Frequently Asked Questions
What is the difference between a mortgage banker and a mortgage broker?
A mortgage banker originates loans using its own funds (or warehouse lines of credit), then sells them to investors or keeps them on its balance sheet. A mortgage broker connects borrowers with lenders but doesn't fund the loans directly. Bankers control the process end-to-end; brokers offer access to multiple lenders' products. Both charge fees, but the fee structures differ.
How are mortgage rates determined?
Mortgage rates are influenced by several factors: the yield on 10-year Treasury bonds (the benchmark for 30-year mortgage rates), the Federal Reserve's monetary policy, investor demand for mortgage-backed securities, the borrower's credit score and down payment, and the loan type. Rates can vary by a full percentage point or more between borrowers depending on creditworthiness.
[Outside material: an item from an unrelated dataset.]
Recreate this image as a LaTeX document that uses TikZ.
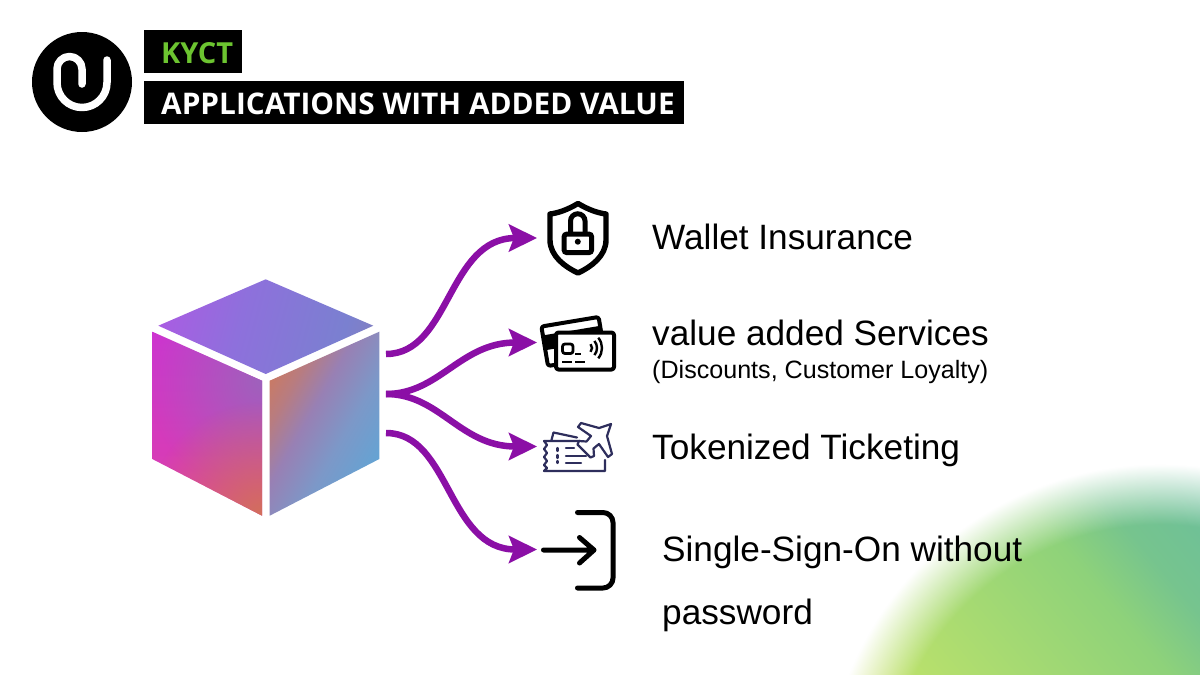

What is mortgage securitization?
Securitization is the process of bundling many individual mortgage loans into a pool and selling shares (mortgage-backed securities, or MBS) to investors. This transfers the risk of default from the lender to the investors and frees up capital for the lender to make new loans. Securitization dramatically expanded the availability of mortgage credit but also contributed to the 2008 financial crisis when underwriting standards deteriorated.
What happens if I stop paying my mortgage?
If you miss payments, the servicer will contact you to discuss options (forbearance, loan modification, repayment plans). After 120 days of non-payment, the servicer can begin foreclosure proceedings. Foreclosure timelines vary by state—from about 6 months in non-judicial states to 2+ years in judicial states. Foreclosure severely damages your credit score and results in loss of the property.
Should I get a fixed-rate or adjustable-rate mortgage?
A fixed-rate mortgage locks your interest rate for the entire loan term, providing payment predictability. An adjustable-rate mortgage (ARM) starts with a lower rate that adjusts periodically after an initial fixed period (typically 5 or 7 years). ARMs make sense if you plan to sell or refinance before the rate adjusts. Fixed rates make sense for long-term homeowners who value certainty.